The announcement by the RBI that the repo rate in India will be lowered by 25 basis points from January 15, 2015 was welcoming news especially for the Indian industries. The overnight lending rate by the RBI to the banks will now be 7.75 percent. At last the Indian industries are hearing a sign of relief. This is a conversation between a student and his economics professor.
Student: Prof. Now the RBI has lowered the repo rate by 25 basis points will this be immediately passed on by the commercial banks to its customers?
Prof: As I said in the earlier blog, since each bank has its own flat rate, credit growth and availability, non-performing assets, target profits and administrative costs etc., it is not necessary that they will pass on the entire 25 basis points to the customer.

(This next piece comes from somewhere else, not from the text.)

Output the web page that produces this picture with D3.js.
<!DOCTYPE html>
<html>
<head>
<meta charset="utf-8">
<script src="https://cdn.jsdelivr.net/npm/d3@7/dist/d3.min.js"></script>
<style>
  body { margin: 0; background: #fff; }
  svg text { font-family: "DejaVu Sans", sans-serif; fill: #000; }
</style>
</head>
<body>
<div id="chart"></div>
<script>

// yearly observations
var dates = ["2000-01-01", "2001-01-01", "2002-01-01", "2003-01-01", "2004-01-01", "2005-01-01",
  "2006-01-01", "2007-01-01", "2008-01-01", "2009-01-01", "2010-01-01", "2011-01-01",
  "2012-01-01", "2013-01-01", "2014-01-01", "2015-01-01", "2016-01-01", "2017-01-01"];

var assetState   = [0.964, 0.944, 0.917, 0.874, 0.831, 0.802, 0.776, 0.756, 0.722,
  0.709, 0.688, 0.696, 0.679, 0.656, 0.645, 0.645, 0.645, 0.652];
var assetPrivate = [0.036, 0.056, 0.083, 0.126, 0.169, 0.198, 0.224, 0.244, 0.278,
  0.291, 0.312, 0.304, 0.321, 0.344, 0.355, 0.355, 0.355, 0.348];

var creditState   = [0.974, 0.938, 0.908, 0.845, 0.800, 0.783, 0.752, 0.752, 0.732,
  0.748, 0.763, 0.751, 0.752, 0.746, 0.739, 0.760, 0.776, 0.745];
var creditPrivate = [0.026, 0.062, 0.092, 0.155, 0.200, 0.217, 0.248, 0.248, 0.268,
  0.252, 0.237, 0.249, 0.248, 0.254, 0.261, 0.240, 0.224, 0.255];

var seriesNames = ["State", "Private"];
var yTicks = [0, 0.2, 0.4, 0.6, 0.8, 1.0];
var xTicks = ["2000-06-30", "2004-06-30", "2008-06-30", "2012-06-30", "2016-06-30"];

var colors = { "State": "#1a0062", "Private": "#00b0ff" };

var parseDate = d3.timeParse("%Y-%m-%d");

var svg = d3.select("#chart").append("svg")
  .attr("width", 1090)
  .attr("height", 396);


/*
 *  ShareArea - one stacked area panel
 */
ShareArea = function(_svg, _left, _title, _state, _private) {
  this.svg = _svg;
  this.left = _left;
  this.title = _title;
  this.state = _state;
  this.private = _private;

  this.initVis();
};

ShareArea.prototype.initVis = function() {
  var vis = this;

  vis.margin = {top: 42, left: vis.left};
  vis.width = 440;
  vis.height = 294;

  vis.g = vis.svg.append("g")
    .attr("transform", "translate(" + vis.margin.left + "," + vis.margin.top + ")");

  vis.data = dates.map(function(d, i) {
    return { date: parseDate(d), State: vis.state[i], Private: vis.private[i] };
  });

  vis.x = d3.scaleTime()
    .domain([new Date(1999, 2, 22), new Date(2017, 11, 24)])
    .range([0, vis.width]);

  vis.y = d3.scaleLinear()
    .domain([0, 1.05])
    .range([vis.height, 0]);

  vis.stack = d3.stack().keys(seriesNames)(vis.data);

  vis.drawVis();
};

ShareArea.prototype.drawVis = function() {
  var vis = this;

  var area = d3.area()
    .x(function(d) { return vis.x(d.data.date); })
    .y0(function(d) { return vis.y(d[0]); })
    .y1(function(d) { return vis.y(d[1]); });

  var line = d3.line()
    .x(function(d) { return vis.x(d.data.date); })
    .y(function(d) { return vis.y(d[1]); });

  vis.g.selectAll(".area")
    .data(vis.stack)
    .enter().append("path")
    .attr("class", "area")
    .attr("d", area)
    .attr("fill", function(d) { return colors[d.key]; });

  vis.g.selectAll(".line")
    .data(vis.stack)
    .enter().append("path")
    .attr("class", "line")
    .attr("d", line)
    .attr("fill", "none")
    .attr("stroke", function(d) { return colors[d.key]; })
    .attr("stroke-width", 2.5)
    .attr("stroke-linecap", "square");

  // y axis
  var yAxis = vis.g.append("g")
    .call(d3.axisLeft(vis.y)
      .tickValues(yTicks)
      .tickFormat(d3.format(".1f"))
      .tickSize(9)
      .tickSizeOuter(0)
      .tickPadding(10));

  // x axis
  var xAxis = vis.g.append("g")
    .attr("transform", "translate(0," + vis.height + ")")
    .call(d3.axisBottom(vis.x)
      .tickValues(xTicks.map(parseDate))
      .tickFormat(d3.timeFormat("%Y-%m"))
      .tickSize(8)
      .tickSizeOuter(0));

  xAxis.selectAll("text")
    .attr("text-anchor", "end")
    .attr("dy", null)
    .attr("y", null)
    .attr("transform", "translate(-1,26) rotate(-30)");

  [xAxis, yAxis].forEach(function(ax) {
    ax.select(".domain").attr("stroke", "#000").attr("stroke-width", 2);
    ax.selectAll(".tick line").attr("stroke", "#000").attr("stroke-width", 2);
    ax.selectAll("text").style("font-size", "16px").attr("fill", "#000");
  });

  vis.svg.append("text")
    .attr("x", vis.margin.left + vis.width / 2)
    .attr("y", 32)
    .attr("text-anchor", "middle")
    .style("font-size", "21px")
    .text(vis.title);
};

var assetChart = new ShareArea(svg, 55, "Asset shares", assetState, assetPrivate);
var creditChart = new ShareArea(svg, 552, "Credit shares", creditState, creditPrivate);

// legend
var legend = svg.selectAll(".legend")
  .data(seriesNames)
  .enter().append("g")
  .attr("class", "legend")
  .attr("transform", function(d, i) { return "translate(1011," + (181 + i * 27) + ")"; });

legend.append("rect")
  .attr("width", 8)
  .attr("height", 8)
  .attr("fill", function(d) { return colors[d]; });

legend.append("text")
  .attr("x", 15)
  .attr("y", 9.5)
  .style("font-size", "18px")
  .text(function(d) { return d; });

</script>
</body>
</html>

Student: What really is the motivation of RBI to lower the repo rate?
Prof.: India faces many economic challenges. For example, the factory output during April to December 2014 grew a measly by 2.2 percent. The RBI’s industrial outlook survey points to declining orders and raising inventories from the current and previous quarters. So this cut in interest rate could be a boom for automobile and housing sectors. If the banks decide to pass on the reduction, citizen will enjoy a lower EMI.

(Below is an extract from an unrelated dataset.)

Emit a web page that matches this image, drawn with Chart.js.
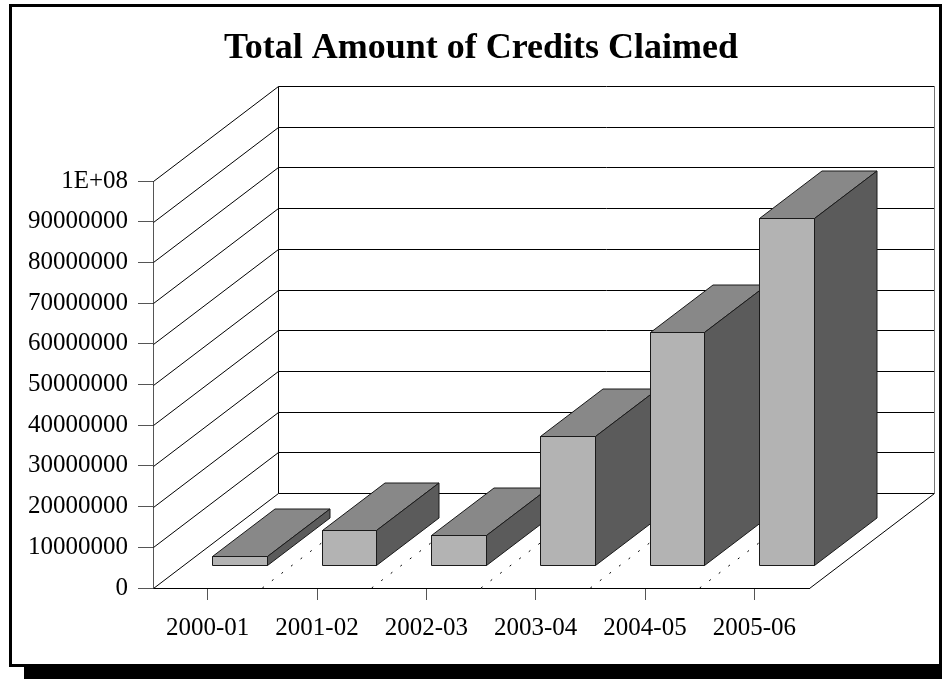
<!DOCTYPE html>
<html>
<head>
<meta charset="utf-8">
<title>Total Amount of Credits Claimed</title>
<script src="https://cdn.jsdelivr.net/npm/chart.js@4.4.0/dist/chart.umd.min.js"></script>
<style>
  html, body { margin: 0; padding: 0; background: #fff; }
  canvas { display: block; }
</style>
</head>
<body>
<canvas id="chart" width="942" height="679" style="width:942px;height:679px"></canvas>
<script>
// Data
const categories = ['2000-01', '2001-02', '2002-03', '2003-04', '2004-05', '2005-06'];
const credits = [2200000, 8500000, 7400000, 31600000, 57300000, 85200000];
const yTickLabels = ['0', '10000000', '20000000', '30000000', '40000000', '50000000',
  '60000000', '70000000', '80000000', '90000000', '1E+08'];

// 3D look (offsets of the depth axis)
const WALL = { dx: 125, dy: -95 };       // front plane -> back wall
const BAR_FRONT = { dx: 32, dy: -23 };   // front plane -> bar front face
const BAR_DEPTH = { dx: 62.5, dy: -47.5 }; // bar front face -> bar back face
const FACE = { front: '#b3b3b3', top: '#888888', side: '#5b5b5b', edge: '#1a1a1a' };
const SERIF = "'Liberation Serif', 'Times New Roman', serif";

function px(v) { return Math.round(v) + 0.5; }

// white page, border and drop shadow
const frame = {
  id: 'frame',
  beforeDraw(chart) {
    const { ctx, width, height } = chart;
    ctx.save();
    ctx.fillStyle = '#fff';
    ctx.fillRect(0, 0, width, height);
    ctx.fillStyle = '#000';
    ctx.fillRect(24, 667, width - 24, height - 667);
    ctx.lineWidth = 3;
    ctx.strokeStyle = '#000';
    ctx.strokeRect(10.5, 5.5, 930, 660);
    ctx.restore();
  }
};

// side wall, back wall, floor
const walls = {
  id: 'walls',
  beforeDatasetsDraw(chart) {
    const { ctx, chartArea: a, scales: { x, y } } = chart;
    const l = px(a.left), r = px(a.right);
    ctx.save();
    ctx.lineWidth = 1;
    ctx.strokeStyle = '#000';
    ctx.beginPath();
    y.ticks.forEach(t => {
      const py = px(y.getPixelForValue(t.value));
      ctx.moveTo(l, py);
      ctx.lineTo(l + WALL.dx, py + WALL.dy);
      ctx.lineTo(r + WALL.dx, py + WALL.dy);
    });
    const top = px(a.top), bot = px(a.bottom);
    ctx.moveTo(l + WALL.dx, top + WALL.dy);
    ctx.lineTo(l + WALL.dx, bot + WALL.dy);
    ctx.moveTo(r, bot);
    ctx.lineTo(r + WALL.dx, bot + WALL.dy);
    ctx.stroke();

    ctx.strokeStyle = '#777';
    ctx.beginPath();
    ctx.moveTo(r + WALL.dx, top + WALL.dy);
    ctx.lineTo(r + WALL.dx, bot + WALL.dy);
    ctx.stroke();

    // dotted dividers on the floor
    ctx.strokeStyle = '#000';
    ctx.setLineDash([2, 10]);
    ctx.beginPath();
    for (let i = 1; i < categories.length; i++) {
      const bx = (x.getPixelForValue(i - 1) + x.getPixelForValue(i)) / 2;
      ctx.moveTo(bx, a.bottom);
      ctx.lineTo(bx + WALL.dx, a.bottom + WALL.dy);
    }
    ctx.stroke();
    ctx.restore();
  }
};

function face(ctx, pts, fill) {
  ctx.beginPath();
  ctx.moveTo(pts[0][0], pts[0][1]);
  for (let i = 1; i < pts.length; i++) ctx.lineTo(pts[i][0], pts[i][1]);
  ctx.closePath();
  ctx.fillStyle = fill;
  ctx.fill();
  ctx.stroke();
}

// boxes drawn left to right so later bars cover earlier sides
const bars3d = {
  id: 'bars3d',
  afterDatasetsDraw(chart) {
    const { ctx } = chart;
    const meta = chart.getDatasetMeta(0);
    ctx.save();
    ctx.lineWidth = 1;
    ctx.strokeStyle = FACE.edge;
    ctx.lineJoin = 'round';
    meta.data.forEach(bar => {
      const { x, y, base, width } = bar.getProps(['x', 'y', 'base', 'width'], true);
      const l = px(x - width / 2 + BAR_FRONT.dx), r = px(x + width / 2 + BAR_FRONT.dx);
      const t = px(y + BAR_FRONT.dy), b = px(base + BAR_FRONT.dy);
      const dx = BAR_DEPTH.dx, dy = BAR_DEPTH.dy;
      face(ctx, [[l, t], [r, t], [r, b], [l, b]], FACE.front);
      face(ctx, [[l, t], [l + dx, t + dy], [r + dx, t + dy], [r, t]], FACE.top);
      face(ctx, [[r, t], [r + dx, t + dy], [r + dx, b + dy], [r, b]], FACE.side);
    });
    ctx.restore();
  }
};

const tickFont = { family: SERIF, size: 25 };

new Chart(document.getElementById('chart'), {
  type: 'bar',
  data: {
    labels: categories,
    datasets: [{
      label: 'Total Amount of Credits Claimed',
      data: credits,
      backgroundColor: 'rgba(0,0,0,0)',
      borderWidth: 0,
      barPercentage: 0.5,
      categoryPercentage: 1
    }]
  },
  options: {
    responsive: false,
    animation: false,
    layout: { padding: { left: 0, right: 133, top: 0, bottom: 31 } },
    plugins: {
      legend: { display: false },
      tooltip: { enabled: false },
      title: {
        display: true,
        fullSize: false,
        text: 'Total Amount of Credits Claimed',
        color: '#000',
        font: { family: SERIF, size: 36, weight: 'bold' },
        padding: { top: 27, bottom: 110.8 }
      }
    },
    scales: {
      x: {
        grid: { offset: false, drawOnChartArea: false, tickLength: 12, color: '#555' },
        border: { color: '#000' },
        ticks: { color: '#000', padding: 13, font: tickFont, maxRotation: 0 },
        afterFit: s => { s.height = 60; }
      },
      y: {
        min: 0,
        max: 100000000,
        ticks: {
          stepSize: 10000000,
          color: '#000',
          padding: 10,
          font: tickFont,
          callback: (v, i) => yTickLabels[i]
        },
        grid: { drawOnChartArea: false, tickLength: 15, color: '#555' },
        border: { color: '#555' },
        afterFit: s => { s.width = 153; }
      }
    }
  },
  plugins: [frame, walls, bars3d]
});
</script>
</body>
</html>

Student: What about the inflation rate?
Prof.: Thanks to the crude oil prices which have dropped from 120 US $ to 50 US $. The inflation rate in India is currently subdued. The CPI for December 14 was only 5 percent as against a target of 8 percent by the RBI for 2014 and 6 percent for 2015. Besides, the deflation in many countries is clearly pointing to a scenario of low inflation rate at least for the near term.
Student: Will the economy achieve a higher growth?
Prof.: This depends on a host of factors. Lowering interest rate does not necessarily imply that the economy will grow immediately. While the production may increase because of cheaper credit, it is not necessary that the consumer will rush to shops to buy goods. Even before that, we need to look at the state of affairs of the banks. According to some report the non-performing assets of banks is around 10 percent of the lendable funds. This has left them with stressed balance sheets and tight liquidity situation. How each bank will react to the drop in the repo rate is up to its management.
Student: What then are your concluding observations?
Prof.: For the rate cut to spur output, banks need to pass on the reduction. This is not something they have been wont to do. If RBI lowered its statutory liquidity ratio, may be more funds will be available with banks to lend. Banks face severe challenges. Their main priority will be to improve their balance sheets and increase their profits. They may use the RBI money to clean up their balance sheet by both reducing the liability and the assets.
Student: This is an extremely useful session for me. I learnt a lot of how the banks function in India. Thank you Prof.